By way of example, consider MIB Smithy SDK, which is written in C++ and provides SNMP and MIB features to Tcl. It is the core module of the flagship product (MIB Smithy), whose GUI and some text processing features use Tcl. But these things are not where the architecture ends. MIB Smithy (the application)'s Tcl code is comprised of many modular pieces for reuse in other future applications that might involve Tcl/Tk and may or may not have any C/C++ based internals. The SDK, too, is internally comprised of separate modules: four, actually. There's a level of architectural modularity between both the SMI database and the SNMP engine so that they could easily be made separate. But each of these are actually two modules: a core C++ library and API that is the basis for a module interfacing to Tcl for each. Why? So that it will be relatively easy when the time comes (actually I've started looking into it already) there can be versions of the SDK to link into C++ applications and versions of the SDK for other scripting languages (Python, Perl, etc). And, of course, those core C++ modules consist of other even more general-purpose modules for potential code reuse or productization.

In summary, the link between low level compiled languages and high level scripted languages is only part of a much bigger picture when it comes to architecture for diversity. That applies just as much to straight Tcl - which means there certainly are plenty of cases where Tcl could benefit from OOP features as much as the choice between C or C++ for a low level module. Tk widgets are very object-like*, and yet you have to go through a number of hoops to gain a similar level of objectification in plain Tcl (even for your own collections of standard widgets). Why?
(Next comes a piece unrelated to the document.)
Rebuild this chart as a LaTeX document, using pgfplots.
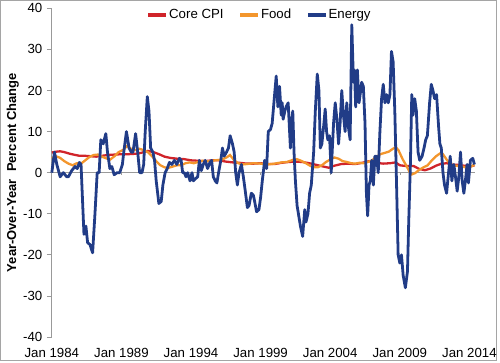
\documentclass[border=0pt]{standalone}
\usepackage{fontspec}
\setmainfont{Liberation Sans}
\usepackage{pgfplots}
\pgfplotsset{compat=1.18}
\definecolor{corecpi}{RGB}{208,36,42}
\definecolor{food}{RGB}{243,150,45}
\definecolor{energy}{RGB}{33,60,135}
\definecolor{framegray}{RGB}{165,165,165}
\begin{document}
\begin{tikzpicture}
\path (0,0) rectangle (500pt,364pt);
\draw[framegray, line width=1.3pt] (0.7pt,2pt) rectangle (498.3pt,363.3pt);
\begin{axis}[
  at={(52pt,25.7pt)}, anchor=south west,
  scale only axis, width=424.7pt, height=330pt,
  xmin=1984, xmax=2014.4, ymin=-40, ymax=40,
  axis y line=left, axis x line=bottom,
  x axis line style={draw=none},
  y axis line style={-, draw=gray!80, line width=0.8pt},
  ytick={-40,-30,...,40},
  xtick={1984,1989,1994,1999,2004,2009,2014},
  xticklabels={Jan 1984,Jan 1989,Jan 1994,Jan 1999,Jan 2004,Jan 2009,Jan 2014},
  x tick style={draw=none},
  y tick style={draw=gray!80, line width=0.8pt},
  tick align=outside, major tick length=5pt,
  /pgf/number format/assume math mode=true,
  tick label style={font=\fontsize{13.3pt}{15pt}\selectfont},
  yticklabel style={xshift=-1pt},
  xticklabel style={yshift=-3pt},
  ylabel={\bfseries Year-Over-Year\ \ Percent Change},
  ylabel style={font=\fontsize{13pt}{15pt}\selectfont, at={(axis description cs:-0.092,0.5)}, anchor=center},
  legend columns=3,
  legend style={draw=none, fill=none, at={(0.49,0.98)}, anchor=center,
    font=\fontsize{13.3pt}{15pt}\selectfont, inner sep=0pt,
    nodes={inner sep=1pt},
    /tikz/every even column/.append style={column sep=14pt}},
  legend image code/.code={\draw[#1, line width=3.5pt] (0pt,0pt) -- (18pt,0pt);},
  clip=false,
]
\addplot[gray!80, line width=0.8pt, forget plot] coordinates {(1984,0) (2014.4,0)};
\addplot[gray!80, line width=0.6pt, ycomb, forget plot] coordinates {(1989,-0.6) (1994,-0.6) (1999,-0.6) (2004,-0.6) (2009,-0.6) (2014,-0.6)};
\addplot[corecpi, line width=2.3pt] coordinates {
(1984.0,4.9) (1984.3,5.1) (1984.6,5.2) (1984.9,5.0) (1985.3,4.6) (1985.7,4.3) (1986.0,4.1) (1986.4,4.1) (1986.8,4.0) (1987.2,3.9) (1987.6,4.1) (1988.0,4.3) (1988.5,4.4) (1989.0,4.5) (1989.5,4.5) (1990.0,4.6) (1990.4,4.8) (1990.9,5.3) (1991.3,5.0) (1991.7,4.5) (1992.1,3.9) (1992.5,3.6) (1993.0,3.4) (1993.5,3.3) (1994.0,3.0) (1994.5,2.9) (1995.0,2.8) (1995.5,3.0) (1996.0,3.0) (1996.5,2.7) (1997.0,2.5) (1997.5,2.4) (1998.0,2.2) (1998.5,2.2) (1999.0,2.3) (1999.5,2.1) (2000.0,2.1) (2000.5,2.4) (2001.0,2.6) (2001.5,2.7) (2002.0,2.6) (2002.5,2.3) (2003.0,1.9) (2003.5,1.5) (2003.9,1.2) (2004.3,1.7) (2004.8,2.1) (2005.3,2.2) (2005.8,2.1) (2006.3,2.4) (2006.8,2.8) (2007.3,2.4) (2007.8,2.2) (2008.3,2.3) (2008.7,2.5) (2009.0,1.8) (2009.5,1.6) (2010.0,1.6) (2010.4,0.9) (2010.8,0.6) (2011.2,1.0) (2011.6,1.7) (2012.0,2.2) (2012.4,2.3) (2012.8,1.9) (2013.2,1.9) (2013.6,1.7) (2014.0,1.6) (2014.36,1.7)
};
\addlegendentry{Core CPI}
\addplot[food, line width=2.3pt] coordinates {
(1984.0,3.5) (1984.3,4.0) (1984.6,3.6) (1984.9,2.8) (1985.2,2.2) (1985.5,1.8) (1985.8,2.3) (1986.1,2.2) (1986.4,3.0) (1986.7,3.8) (1987.0,4.3) (1987.3,4.4) (1987.6,3.9) (1987.9,3.5) (1988.2,3.2) (1988.5,4.0) (1988.8,5.0) (1989.1,5.5) (1989.4,6.5) (1989.7,5.8) (1990.0,5.5) (1990.3,5.8) (1990.6,5.5) (1990.9,5.0) (1991.2,4.0) (1991.5,2.8) (1991.8,1.8) (1992.1,1.3) (1992.4,1.2) (1992.7,1.5) (1993.0,1.8) (1993.3,1.8) (1993.6,2.3) (1993.9,2.5) (1994.2,2.3) (1994.5,2.6) (1994.8,2.9) (1995.1,2.8) (1995.4,2.8) (1995.7,3.0) (1996.0,3.1) (1996.3,3.3) (1996.6,3.8) (1996.8,4.3) (1997.1,3.0) (1997.4,2.3) (1997.7,2.0) (1998.0,2.1) (1998.5,2.3) (1999.0,2.2) (1999.5,2.0) (2000.0,2.2) (2000.5,2.5) (2000.9,2.6) (2001.3,3.1) (2001.6,3.3) (2001.9,2.9) (2002.2,2.4) (2002.5,1.8) (2002.8,1.3) (2003.1,1.3) (2003.4,1.8) (2003.7,2.6) (2004.0,3.2) (2004.3,3.7) (2004.6,3.4) (2004.9,2.8) (2005.2,2.6) (2005.5,2.3) (2005.8,2.2) (2006.1,2.4) (2006.4,2.3) (2006.7,2.6) (2007.0,3.0) (2007.3,3.8) (2007.6,4.5) (2007.9,4.8) (2008.2,5.1) (2008.5,5.8) (2008.7,6.2) (2008.9,5.5) (2009.2,3.3) (2009.5,1.5) (2009.8,-0.5) (2010.1,-0.1) (2010.4,0.7) (2010.7,1.3) (2011.0,1.8) (2011.3,3.0) (2011.6,4.0) (2011.9,4.7) (2012.1,4.5) (2012.4,3.0) (2012.7,2.0) (2013.0,1.7) (2013.3,1.6) (2013.6,1.4) (2013.9,1.2) (2014.2,1.6) (2014.36,2.0)
};
\addlegendentry{Food}
\addplot[energy, line width=2.8pt, line join=round] coordinates {
(1984.00,0) (1984.19,5) (1984.36,2) (1984.60,-1) (1984.83,0) (1985.07,-1) (1985.19,-1) (1985.43,0.5) (1985.67,1.5) (1985.83,1) (1985.98,2.5) (1986.10,2) (1986.21,-7) (1986.31,-15) (1986.45,-13) (1986.57,-17) (1986.74,-17.5) (1986.93,-19.5) (1987.10,-10) (1987.26,0) (1987.40,0) (1987.52,8) (1987.69,7) (1987.88,9.5) (1988.00,5) (1988.17,1) (1988.31,1.5) (1988.48,-0.5) (1988.69,0) (1988.88,0) (1989.07,2) (1989.17,5) (1989.36,10) (1989.55,6) (1989.71,5) (1989.83,5) (1990.02,9.5) (1990.17,5) (1990.31,0) (1990.48,0) (1990.60,2) (1990.71,10) (1990.86,18.5) (1990.98,15) (1991.10,6) (1991.26,5) (1991.38,3) (1991.50,-2) (1991.69,-7.5) (1991.86,-7) (1991.98,-3) (1992.14,0) (1992.29,1) (1992.45,2.5) (1992.62,2) (1992.81,3) (1992.98,2) (1993.17,3.5) (1993.29,3) (1993.40,0) (1993.52,0) (1993.64,-1) (1993.76,0) (1993.93,-2) (1994.07,0) (1994.17,-2) (1994.31,-1.5) (1994.48,-1) (1994.60,3) (1994.74,0.5) (1994.88,2) (1995.02,3) (1995.19,1) (1995.36,2.5) (1995.48,3) (1995.60,-1) (1995.74,-2) (1995.86,-2.5) (1995.98,0) (1996.14,3) (1996.26,6) (1996.38,4) (1996.55,5) (1996.69,6) (1996.81,9) (1996.98,7) (1997.10,5) (1997.21,0) (1997.33,-3) (1997.45,0) (1997.62,2) (1997.76,-1) (1997.88,-4) (1998.05,-8.5) (1998.17,-8) (1998.33,-5) (1998.48,-5.5) (1998.57,-7) (1998.71,-9.5) (1998.88,-9) (1999.00,-6) (1999.12,-2) (1999.29,3) (1999.43,1) (1999.55,10) (1999.71,10.5) (1999.83,12) (1999.98,18) (2000.12,23.5) (2000.24,16) (2000.36,21) (2000.48,14) (2000.55,17) (2000.62,13) (2000.74,15) (2000.83,16) (2000.98,17) (2001.14,6) (2001.21,12) (2001.31,15) (2001.40,5) (2001.50,-2) (2001.62,-8) (2001.86,-13) (2002.02,-15.5) (2002.17,-9) (2002.26,-12) (2002.40,-10) (2002.52,-5) (2002.64,-3) (2002.81,5) (2002.93,15) (2003.07,24) (2003.19,20) (2003.29,6) (2003.40,7) (2003.52,11) (2003.64,15.5) (2003.74,10) (2003.83,8) (2003.95,9) (2004.07,0) (2004.24,12) (2004.36,17) (2004.48,13) (2004.60,7) (2004.71,12) (2004.83,20) (2004.95,14) (2005.07,10) (2005.19,17) (2005.31,11) (2005.43,8) (2005.55,36) (2005.67,22) (2005.74,25) (2005.83,16) (2005.95,25) (2006.07,17) (2006.19,20) (2006.26,22) (2006.38,21) (2006.50,12) (2006.60,-5) (2006.69,-10.5) (2006.79,-3) (2006.88,-2) (2006.98,3) (2007.10,-3) (2007.21,4) (2007.33,4) (2007.45,0) (2007.57,10) (2007.69,18) (2007.81,21.5) (2007.93,17) (2008.05,19) (2008.17,17) (2008.29,19) (2008.40,29.5) (2008.52,27) (2008.64,15) (2008.76,-2) (2008.88,-20) (2009.00,-22) (2009.12,-20) (2009.24,-25) (2009.40,-28) (2009.55,-24) (2009.64,-12) (2009.76,2) (2009.86,19) (2009.95,14) (2010.07,18) (2010.19,15) (2010.31,5) (2010.43,3) (2010.60,4) (2010.74,6) (2010.86,8) (2010.98,9) (2011.14,17) (2011.26,21.5) (2011.38,20) (2011.50,18) (2011.64,19) (2011.79,11) (2011.88,7) (2011.98,6) (2012.10,0) (2012.21,-3) (2012.36,-5) (2012.50,0) (2012.62,4) (2012.74,-2) (2012.88,2) (2013.00,-1) (2013.12,-4.5) (2013.24,-1) (2013.36,5) (2013.48,-2) (2013.60,-5) (2013.71,-2) (2013.83,2) (2013.93,-2.5) (2014.07,3) (2014.24,3.5) (2014.36,2)
};
\addlegendentry{Energy}
\end{axis}
\end{tikzpicture}
\end{document}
* Though it would be more object-like, IMHO, if geometry management - pack/grid/place/etc. - were done through the container. e.g.:

  set hWndTop [toplevel]
  set hWndBu [button -text "Exit" -command "exit"]
  $hWndTop pack $hWndBu

But were that the case it would make adding other geometry managers a pain without other OOP features.


FW: I wasn't saying that in practice you should avoid OO when using this paradigm, but in general, and IIRC John agrees with me here, object-orientation addresses many of the same basic problems that scripting does.

DKF: Of course, it does it in a different way. This means that there's actually room for having both OO languages and scripting languages. This is a good thing. There are other useful paradigms which can help a lot with certain classes of problems, such as functional programming and logic programming. IME, it is useful for a programmer to have experience with as many different paradigms as possible, as it allows them to see more different ways of looking at a particular problem, and hopefully one in which the answer becomes fairly straight-forward.